A casa per cinque giorni senza avvisare e irreperibile per i controlli: legittimo il licenziamento
Una donna viene licenziata perché assente dal luogo di lavoro per 5 giorni senza alcuna comunicazione al riguardo, ed irreperibile alle visite di controllo. Tribunale e Corte d’Appello legittimano la decisione del datore di lavoro, respingendo il ricorso della lavoratrice.

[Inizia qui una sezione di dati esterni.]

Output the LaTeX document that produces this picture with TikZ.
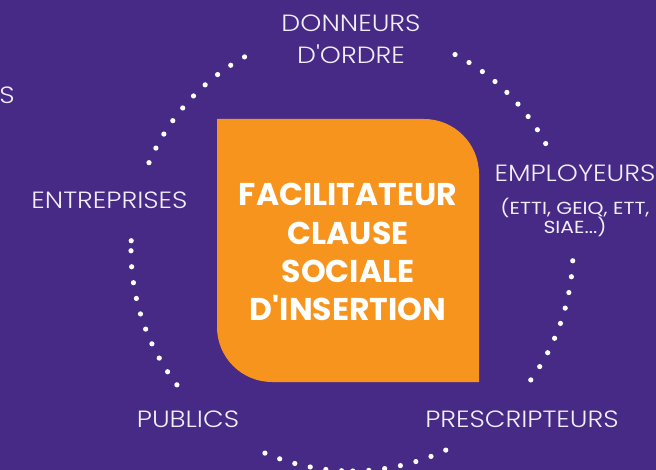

L’art. 55 del CCNL (Contratto collettivo nazionale di lavoro) gomma plastica industria, del 15 aprile 2000, prevede che possa essere deciso un licenziamento per mancanze nel caso di «assenze ingiustificate prolungate oltre 5 giorni consecutivi». L’art. 40, prevede l’obbligo di comunicare il motivo dell’assenza entro il termine dell’orario lavorativo del giorno di assenza e, nel caso di malattia, trasmettere il certificato medico entro il terzo giorno di assenza. In tali giorni il lavoratore deve farsi trovare a casa per i controlli che possono essere effettuati dal datore. Nel caso di mancato rispetto di tali obblighi il lavoratore decade dal trattamento economico, «ferma restando l’azione disciplinare».
La ricorrente chiede alla Cassazione se nel caso specifico possa configurarsi una giusta causa di licenziamento. La Corte (sentenza 5134/13) sottolinea che, stando alla lettera del CCNL, oltre alla perdita del trattamento economico, viene fatta salva l’azione disciplinare, «nel senso che la previsione in parola non preclude l’applicazione anche di una sanzione disciplinare». Da ciò è corretta la derivazione effettuata dal giudice di merito, secondo cui, nei casi più gravi, il datore di lavoro può comminare la sanzione del licenziamento.
La lavoratrice lamenta inoltre la mancata accettazione di documenti rilevanti che avrebbero dimostrato che lei non era a conoscenza delle procedure ispettive in corso. In particolare sostiene che il ricorso amministrativo avverso il provvedimento dell’INAIL, che negava la corresponsione dell’indennità di infortunio sul lavoro proprio per i giorni corrispondenti all’assenza ingiustificata, non fosse stato sottoscritto da lei, ma dal patronato. La Corte rileva che nel rito del lavoro, pur di far emergere la verità, è ammessa la presentazione anche tardiva di documenti indispensabili per la decisione della causa. In questo caso il documento è stato ritenuto ininfluente, perché anche se fosse dimostrato che la lavoratrice non era a conoscenza del ricorso amministrativo, «la sua malafede sarebbe vieppiù confermata atteso che la lavoratrice, pur sapendo che vi era un provvedimento definitivo che attribuiva la gestione dell’evento morboso all’INPS, non aveva adempiuto al suo obbligo di consentire le visite di controllo».